[Start Supplied information]

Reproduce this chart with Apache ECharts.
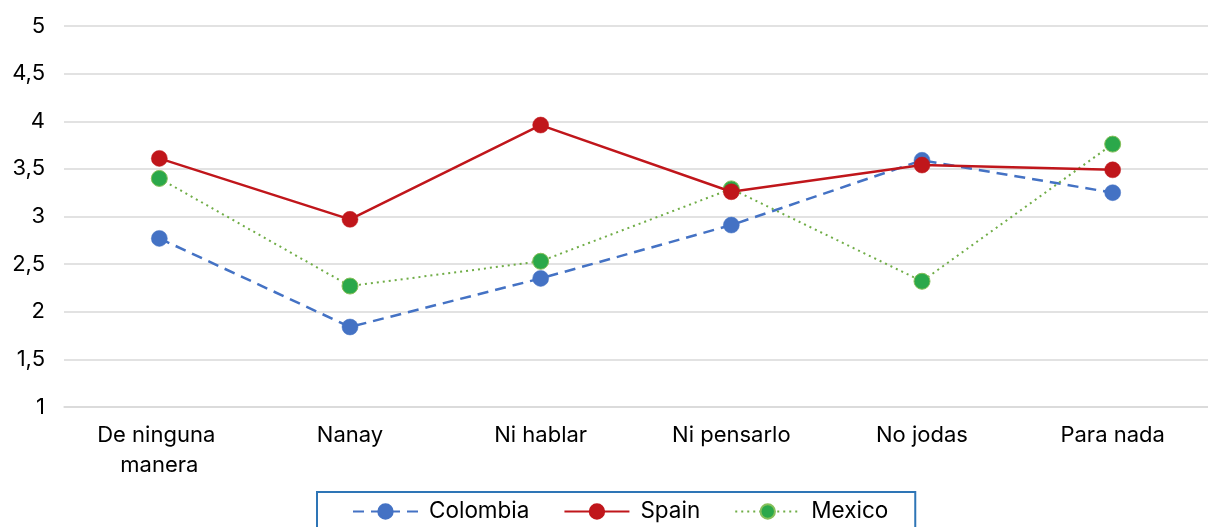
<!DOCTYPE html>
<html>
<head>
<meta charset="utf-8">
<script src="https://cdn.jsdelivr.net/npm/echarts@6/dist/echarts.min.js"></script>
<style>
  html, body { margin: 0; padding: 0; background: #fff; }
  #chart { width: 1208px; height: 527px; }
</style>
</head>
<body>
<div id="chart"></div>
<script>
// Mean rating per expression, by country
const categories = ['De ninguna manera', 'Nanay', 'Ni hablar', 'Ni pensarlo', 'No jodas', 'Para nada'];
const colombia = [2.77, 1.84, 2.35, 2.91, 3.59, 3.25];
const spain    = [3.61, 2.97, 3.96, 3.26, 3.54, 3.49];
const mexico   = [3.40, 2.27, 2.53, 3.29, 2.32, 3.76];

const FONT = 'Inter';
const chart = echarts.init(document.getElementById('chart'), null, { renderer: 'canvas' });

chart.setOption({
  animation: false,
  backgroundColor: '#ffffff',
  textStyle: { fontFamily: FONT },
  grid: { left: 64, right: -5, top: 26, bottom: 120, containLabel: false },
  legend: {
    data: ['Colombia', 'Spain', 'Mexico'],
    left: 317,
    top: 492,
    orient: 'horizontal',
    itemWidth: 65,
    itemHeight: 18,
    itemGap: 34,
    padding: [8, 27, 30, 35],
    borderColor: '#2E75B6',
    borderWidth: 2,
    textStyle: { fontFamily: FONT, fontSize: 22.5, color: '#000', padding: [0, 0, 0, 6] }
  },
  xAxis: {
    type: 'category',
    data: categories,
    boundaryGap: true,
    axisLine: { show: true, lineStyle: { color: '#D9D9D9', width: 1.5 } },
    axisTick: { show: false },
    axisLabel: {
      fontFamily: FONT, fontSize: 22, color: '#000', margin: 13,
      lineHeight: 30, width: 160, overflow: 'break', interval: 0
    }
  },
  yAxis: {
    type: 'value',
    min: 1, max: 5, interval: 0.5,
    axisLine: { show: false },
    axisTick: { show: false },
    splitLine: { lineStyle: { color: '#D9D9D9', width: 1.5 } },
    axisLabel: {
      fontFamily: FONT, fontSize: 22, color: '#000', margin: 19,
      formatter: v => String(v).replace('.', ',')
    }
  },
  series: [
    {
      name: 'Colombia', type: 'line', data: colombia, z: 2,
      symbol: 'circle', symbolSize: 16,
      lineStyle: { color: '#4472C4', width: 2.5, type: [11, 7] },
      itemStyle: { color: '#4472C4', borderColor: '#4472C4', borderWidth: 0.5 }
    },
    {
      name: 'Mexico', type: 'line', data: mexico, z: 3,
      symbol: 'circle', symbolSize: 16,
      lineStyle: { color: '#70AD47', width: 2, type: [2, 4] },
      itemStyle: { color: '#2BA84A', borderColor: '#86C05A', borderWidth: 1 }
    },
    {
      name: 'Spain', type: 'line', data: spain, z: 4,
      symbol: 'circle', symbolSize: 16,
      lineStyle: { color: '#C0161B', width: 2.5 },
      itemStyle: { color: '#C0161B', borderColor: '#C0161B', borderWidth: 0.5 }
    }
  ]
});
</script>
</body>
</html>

[End Supplied information]

# To do:
Restate the entire listing word for word, excluding pictures.

# Result:
Reproduce this chart with Apache ECharts.
<!DOCTYPE html>
<html>
<head>
<meta charset="utf-8">
<script src="https://cdn.jsdelivr.net/npm/echarts@6/dist/echarts.min.js"></script>
<style>
  html, body { margin: 0; padding: 0; background: #fff; }
  #chart { width: 1208px; height: 527px; }
</style>
</head>
<body>
<div id="chart"></div>
<script>
// Mean rating per expression, by country
const categories = ['De ninguna manera', 'Nanay', 'Ni hablar', 'Ni pensarlo', 'No jodas', 'Para nada'];
const colombia = [2.77, 1.84, 2.35, 2.91, 3.59, 3.25];
const spain    = [3.61, 2.97, 3.96, 3.26, 3.54, 3.49];
const mexico   = [3.40, 2.27, 2.53, 3.29, 2.32, 3.76];

const FONT = 'Inter';
const chart = echarts.init(document.getElementById('chart'), null, { renderer: 'canvas' });

chart.setOption({
  animation: false,
  backgroundColor: '#ffffff',
  textStyle: { fontFamily: FONT },
  grid: { left: 64, right: -5, top: 26, bottom: 120, containLabel: false },
  legend: {
    data: ['Colombia', 'Spain', 'Mexico'],
    left: 317,
    top: 492,
    orient: 'horizontal',
    itemWidth: 65,
    itemHeight: 18,
    itemGap: 34,
    padding: [8, 27, 30, 35],
    borderColor: '#2E75B6',
    borderWidth: 2,
    textStyle: { fontFamily: FONT, fontSize: 22.5, color: '#000', padding: [0, 0, 0, 6] }
  },
  xAxis: {
    type: 'category',
    data: categories,
    boundaryGap: true,
    axisLine: { show: true, lineStyle: { color: '#D9D9D9', width: 1.5 } },
    axisTick: { show: false },
    axisLabel: {
      fontFamily: FONT, fontSize: 22, color: '#000', margin: 13,
      lineHeight: 30, width: 160, overflow: 'break', interval: 0
    }
  },
  yAxis: {
    type: 'value',
    min: 1, max: 5, interval: 0.5,
    axisLine: { show: false },
    axisTick: { show: false },
    splitLine: { lineStyle: { color: '#D9D9D9', width: 1.5 } },
    axisLabel: {
      fontFamily: FONT, fontSize: 22, color: '#000', margin: 19,
      formatter: v => String(v).replace('.', ',')
    }
  },
  series: [
    {
      name: 'Colombia', type: 'line', data: colombia, z: 2,
      symbol: 'circle', symbolSize: 16,
      lineStyle: { color: '#4472C4', width: 2.5, type: [11, 7] },
      itemStyle: { color: '#4472C4', borderColor: '#4472C4', borderWidth: 0.5 }
    },
    {
      name: 'Mexico', type: 'line', data: mexico, z: 3,
      symbol: 'circle', symbolSize: 16,
      lineStyle: { color: '#70AD47', width: 2, type: [2, 4] },
      itemStyle: { color: '#2BA84A', borderColor: '#86C05A', borderWidth: 1 }
    },
    {
      name: 'Spain', type: 'line', data: spain, z: 4,
      symbol: 'circle', symbolSize: 16,
      lineStyle: { color: '#C0161B', width: 2.5 },
      itemStyle: { color: '#C0161B', borderColor: '#C0161B', borderWidth: 0.5 }
    }
  ]
});
</script>
</body>
</html>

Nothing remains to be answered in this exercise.